SUPPLIED INFORMATION
........
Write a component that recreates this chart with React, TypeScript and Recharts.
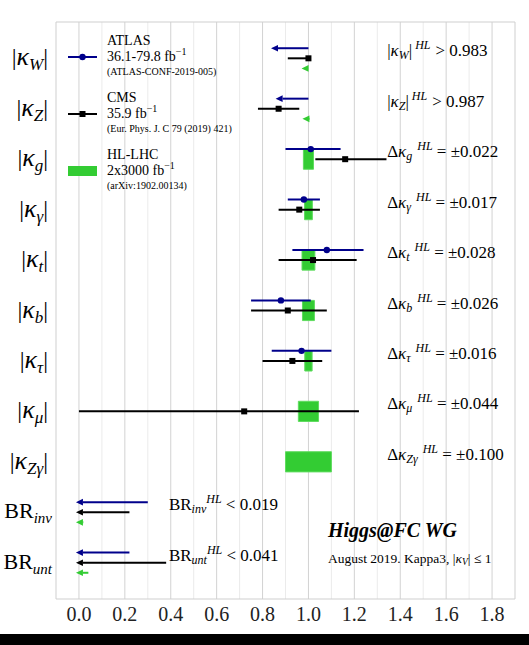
import React from "react";
import {
  CartesianGrid,
  ComposedChart,
  ErrorBar,
  Legend,
  ReferenceArea,
  ReferenceDot,
  ReferenceLine,
  Scatter,
  XAxis,
  YAxis,
} from "recharts";

const FONT = '"Liberation Serif", "DejaVu Serif", serif';
const BLUE = "#00008b";
const BLACK = "#000000";
const GREEN = "#33cc33";

// rows, top to bottom
const rowIndex = [0, 1, 2, 3, 4, 5, 6, 7, 8, 9, 10];
const rowSubs = ["W", "Z", "g", "γ", "t", "b", "τ", "μ", "Zγ", "inv", "unt"];
const hlText = ["0.983", "0.987", "0.022", "0.017", "0.028", "0.026", "0.016", "0.044", "0.100", "0.019", "0.041"];

// ATLAS 36.1-79.8 fb-1 : value and interval edges
const atlasRows = [2, 3, 4, 5, 6];
const atlasValue = [1.01, 0.98, 1.08, 0.88, 0.97];
const atlasLow = [0.9, 0.91, 0.93, 0.75, 0.84];
const atlasHigh = [1.14, 1.05, 1.24, 1.01, 1.1];

// CMS 35.9 fb-1
const cmsRows = [0, 1, 2, 3, 4, 5, 6, 7];
const cmsValue = [1.0, 0.87, 1.16, 0.96, 1.02, 0.91, 0.93, 0.72];
const cmsLow = [0.91, 0.78, 1.03, 0.87, 0.87, 0.75, 0.8, 0.0];
const cmsHigh = [1.0, 0.96, 1.34, 1.05, 1.21, 1.08, 1.06, 1.22];

// limits drawn as arrows (from -> to)
const atlasLimitRows = [0, 1, 9, 10];
const atlasLimitFrom = [1.0, 1.0, 0.3, 0.22];
const atlasLimitTo = [0.85, 0.87, 0, 0];

const cmsLimitRows = [9, 10];
const cmsLimitFrom = [0.22, 0.38];
const cmsLimitTo = [0, 0];

const hlLimitRows = [0, 1, 9, 10];
const hlLimitFrom = [1.0, 1.0, 0.019, 0.041];
const hlLimitTo = [0.983, 0.987, 0, 0];

// HL-LHC projected precision, boxes around 1
const hlBoxRows = [2, 3, 4, 5, 6, 7, 8];
const hlBoxErr = [0.022, 0.017, 0.028, 0.026, 0.016, 0.044, 0.1];

const xTicks = [0, 0.2, 0.4, 0.6, 0.8, 1.0, 1.2, 1.4, 1.6, 1.8];
const xMinor = [0.1, 0.3, 0.5, 0.7, 0.9, 1.1, 1.3, 1.5, 1.7];

const legendNames = ["ATLAS", "CMS", "HL-LHC"];
const legendLumi = ["36.1-79.8", "35.9", "2x3000"];
const legendRefs = ["(ATLAS-CONF-2019-005)", "(Eur. Phys. J. C 79 (2019) 421)", "(arXiv:1902.00134)"];

const X_DOMAIN = [-0.1, 1.9];
const Y_DOMAIN = [-0.72, 10.72];
const OFF = 0.2;

const atlasData = atlasRows.map((r, i) => ({
  x: atlasValue[i],
  y: r - OFF,
  err: [atlasValue[i] - atlasLow[i], atlasHigh[i] - atlasValue[i]],
}));
const cmsData = cmsRows.map((r, i) => ({
  x: cmsValue[i],
  y: r,
  err: [cmsValue[i] - cmsLow[i], cmsHigh[i] - cmsValue[i]],
}));

function arrowShape(color: string) {
  return (p: any) => {
    const { x1, y1, x2, y2 } = p;
    const dir = x2 < x1 ? -1 : 1;
    const tip = x2 + dir * 3;
    const base = x2 - dir * 4;
    return (
      <g>
        <line x1={x1} y1={y1} x2={base} y2={y2} stroke={color} strokeWidth={2} />
        <polygon points={`${tip},${y2} ${base},${y2 - 3.3} ${base},${y2 + 3.3}`} fill={color} />
      </g>
    );
  };
}

function RowTick(props: any) {
  const { x, y, payload } = props;
  const i = payload.value;
  const sub = rowSubs[i];
  if (i >= 9) {
    return (
      <text x={x + 4} y={y + 6} textAnchor="end" fontFamily={FONT} fontSize={22} fill="#000">
        <tspan>BR</tspan>
        <tspan fontStyle="italic" fontSize={15} dy={5}>{sub}</tspan>
      </text>
    );
  }
  return (
    <text x={x} y={y + 7} textAnchor="end" fontFamily={FONT} fontSize={24} fill="#000">
      <tspan>|</tspan>
      <tspan fontStyle="italic" fontSize={26}>κ</tspan>
      <tspan fontStyle="italic" fontSize={17} dy={5}>{sub}</tspan>
      <tspan dy={-5}>|</tspan>
    </text>
  );
}

function HLText({ cx, cy, row }: { cx: number; cy: number; row: number }) {
  const sub = rowSubs[row];
  const base = cy - 2;
  const common = { x: cx, y: base, fontFamily: FONT, fontSize: 17, fill: "#000" };
  if (row < 2) {
    return (
      <text {...common}>
        <tspan>|</tspan>
        <tspan fontStyle="italic">κ</tspan>
        <tspan fontStyle="italic" fontSize={12} dy={3}>{sub}</tspan>
        <tspan dy={-3}>|</tspan>
        <tspan fontStyle="italic" fontSize={12} dy={-7} dx={3}>HL</tspan>
        <tspan dy={7} dx={5}>{"> " + hlText[row]}</tspan>
      </text>
    );
  }
  if (row < 9) {
    return (
      <text {...common}>
        <tspan>Δ</tspan>
        <tspan fontStyle="italic">κ</tspan>
        <tspan fontStyle="italic" fontSize={12} dy={3}>{sub}</tspan>
        <tspan fontStyle="italic" fontSize={12} dy={-10} dx={5}>HL</tspan>
        <tspan dy={7}>{" = ±" + hlText[row]}</tspan>
      </text>
    );
  }
  return (
    <text {...common}>
      <tspan>BR</tspan>
      <tspan fontStyle="italic" fontSize={12} dy={3}>{sub}</tspan>
      <tspan fontStyle="italic" fontSize={12} dy={-10}>HL</tspan>
      <tspan dy={7}>{" < " + hlText[row]}</tspan>
    </text>
  );
}

const renderLegend = () => (
  <svg width={220} height={175} style={{ overflow: "visible", display: "block" }}>
    {legendNames.map((name, i) => {
      const t = i * 57;
      return (
        <g key={name}>
          {i === 0 && (
            <>
              <line x1={8} x2={37} y1={t + 29} y2={t + 29} stroke={BLUE} strokeWidth={2} />
              <circle cx={22.5} cy={t + 29} r={3.2} fill={BLUE} />
            </>
          )}
          {i === 1 && (
            <>
              <line x1={8} x2={37} y1={t + 29} y2={t + 29} stroke={BLACK} strokeWidth={2} />
              <rect x={19.5} y={t + 26} width={6} height={6} fill={BLACK} />
            </>
          )}
          {i === 2 && <rect x={8} y={t + 24} width={29} height={10} fill={GREEN} />}
          <text x={47} y={t + 17} fontFamily={FONT} fontSize={14} fill="#000">{name}</text>
          <text x={47} y={t + 33} fontFamily={FONT} fontSize={14} fill="#000">
            {legendLumi[i] + " fb"}
            <tspan fontSize={10} dy={-6}>−1</tspan>
          </text>
          <text x={47} y={t + 47} fontFamily={FONT} fontSize={10} fill="#000">{legendRefs[i]}</text>
        </g>
      );
    })}
  </svg>
);

export default function App() {
  return (
    <div style={{ position: "absolute", left: 0, top: 0, width: 529, height: 645, background: "#fff" }}>
      <ComposedChart width={529} height={645} margin={{ top: 22, right: 14, bottom: 0, left: 0 }}>
        <CartesianGrid horizontal={false} verticalValues={xMinor} stroke="#ebebeb" strokeWidth={1} />
        <CartesianGrid horizontal={false} verticalValues={xTicks} stroke="#d2d2d2" strokeWidth={1} />
        <CartesianGrid
          horizontalValues={Y_DOMAIN}
          verticalValues={X_DOMAIN}
          stroke="#cfcfcf"
          strokeWidth={1}
        />
        <XAxis
          type="number"
          dataKey="x"
          domain={X_DOMAIN}
          allowDataOverflow
          ticks={xTicks}
          tickFormatter={(v: number) => v.toFixed(1)}
          tickLine={false}
          axisLine={false}
          height={46}
          tick={{ fontFamily: FONT, fontSize: 20, fill: "#222" }}
        />
        <YAxis
          type="number"
          dataKey="y"
          domain={Y_DOMAIN}
          allowDataOverflow
          reversed
          ticks={rowIndex}
          interval={0}
          tickLine={false}
          axisLine={false}
          width={56}
          tick={<RowTick />}
        />
        {hlBoxRows.map((r, i) => (
          <ReferenceArea
            key={"box" + r}
            x1={1 - hlBoxErr[i]}
            x2={1 + hlBoxErr[i]}
            y1={r - OFF}
            y2={r + OFF}
            fill={GREEN}
            fillOpacity={1}
            stroke="#5fdc5f"
            strokeWidth={1}
          />
        ))}
        {atlasLimitRows.map((r, i) => (
          <ReferenceLine
            key={"al" + r}
            segment={[
              { x: atlasLimitFrom[i], y: r - OFF },
              { x: atlasLimitTo[i], y: r - OFF },
            ]}
            shape={arrowShape(BLUE)}
          />
        ))}
        {cmsLimitRows.map((r, i) => (
          <ReferenceLine
            key={"cl" + r}
            segment={[
              { x: cmsLimitFrom[i], y: r },
              { x: cmsLimitTo[i], y: r },
            ]}
            shape={arrowShape(BLACK)}
          />
        ))}
        {hlLimitRows.map((r, i) => (
          <ReferenceLine
            key={"hl" + r}
            segment={[
              { x: hlLimitFrom[i], y: r + OFF },
              { x: hlLimitTo[i], y: r + OFF },
            ]}
            shape={arrowShape(GREEN)}
          />
        ))}
        <Scatter
          name="ATLAS"
          data={atlasData}
          isAnimationActive={false}
          shape={(p: any) => <circle cx={p.cx} cy={p.cy} r={3.2} fill={BLUE} />}
        >
          <ErrorBar dataKey="err" direction="x" width={0} stroke={BLUE} strokeWidth={2} isAnimationActive={false} />
        </Scatter>
        <Scatter
          name="CMS"
          data={cmsData}
          isAnimationActive={false}
          shape={(p: any) => <rect x={p.cx - 3} y={p.cy - 3} width={6} height={6} fill={BLACK} />}
        >
          <ErrorBar dataKey="err" direction="x" width={0} stroke={BLACK} strokeWidth={2} isAnimationActive={false} />
        </Scatter>
        {rowIndex.map((r) => (
          <ReferenceDot
            key={"t" + r}
            x={r >= 9 ? 0.392 : 1.343}
            y={r}
            r={0}
            shape={(p: any) => <HLText cx={p.cx} cy={p.cy} row={r} />}
          />
        ))}
        <ReferenceDot
          x={1.085}
          y={9.5}
          r={0}
          shape={(p: any) => (
            <text x={p.cx} y={p.cy} fontFamily={FONT} fontSize={20} fontWeight="bold" fontStyle="italic" fill="#000">
              Higgs@FC WG
            </text>
          )}
        />
        <ReferenceDot
          x={1.085}
          y={10}
          r={0}
          shape={(p: any) => (
            <text x={p.cx} y={p.cy} fontFamily={FONT} fontSize={13.5} fill="#000">
              <tspan>August 2019. Kappa3, |</tspan>
              <tspan fontStyle="italic">κ</tspan>
              <tspan fontStyle="italic" fontSize={9.5} dy={2}>V</tspan>
              <tspan dy={-2}>| ≤ 1</tspan>
            </text>
          )}
        />
        <Legend
          verticalAlign="middle"
          layout="horizontal"
          content={renderLegend}
          wrapperStyle={{ left: 60, top: 28, width: 220, height: 175 }}
        />
      </ComposedChart>
      <div style={{ position: "absolute", left: 0, top: 634, width: 529, height: 11, background: "#000" }} />
    </div>
  );
}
........
GOAL
Please extract exactly the lines of the data, from the first through the line containing "const atlasHigh = [1.14, 1.05, 1.24, 1.01, 1.1];", and add no pictures to the copy.

SOLUTION FOR THIS PROBLEM
Write a component that recreates this chart with React, TypeScript and Recharts.
import React from "react";
import {
  CartesianGrid,
  ComposedChart,
  ErrorBar,
  Legend,
  ReferenceArea,
  ReferenceDot,
  ReferenceLine,
  Scatter,
  XAxis,
  YAxis,
} from "recharts";

const FONT = '"Liberation Serif", "DejaVu Serif", serif';
const BLUE = "#00008b";
const BLACK = "#000000";
const GREEN = "#33cc33";

// rows, top to bottom
const rowIndex = [0, 1, 2, 3, 4, 5, 6, 7, 8, 9, 10];
const rowSubs = ["W", "Z", "g", "γ", "t", "b", "τ", "μ", "Zγ", "inv", "unt"];
const hlText = ["0.983", "0.987", "0.022", "0.017", "0.028", "0.026", "0.016", "0.044", "0.100", "0.019", "0.041"];

// ATLAS 36.1-79.8 fb-1 : value and interval edges
const atlasRows = [2, 3, 4, 5, 6];
const atlasValue = [1.01, 0.98, 1.08, 0.88, 0.97];
const atlasLow = [0.9, 0.91, 0.93, 0.75, 0.84];
const atlasHigh = [1.14, 1.05, 1.24, 1.01, 1.1];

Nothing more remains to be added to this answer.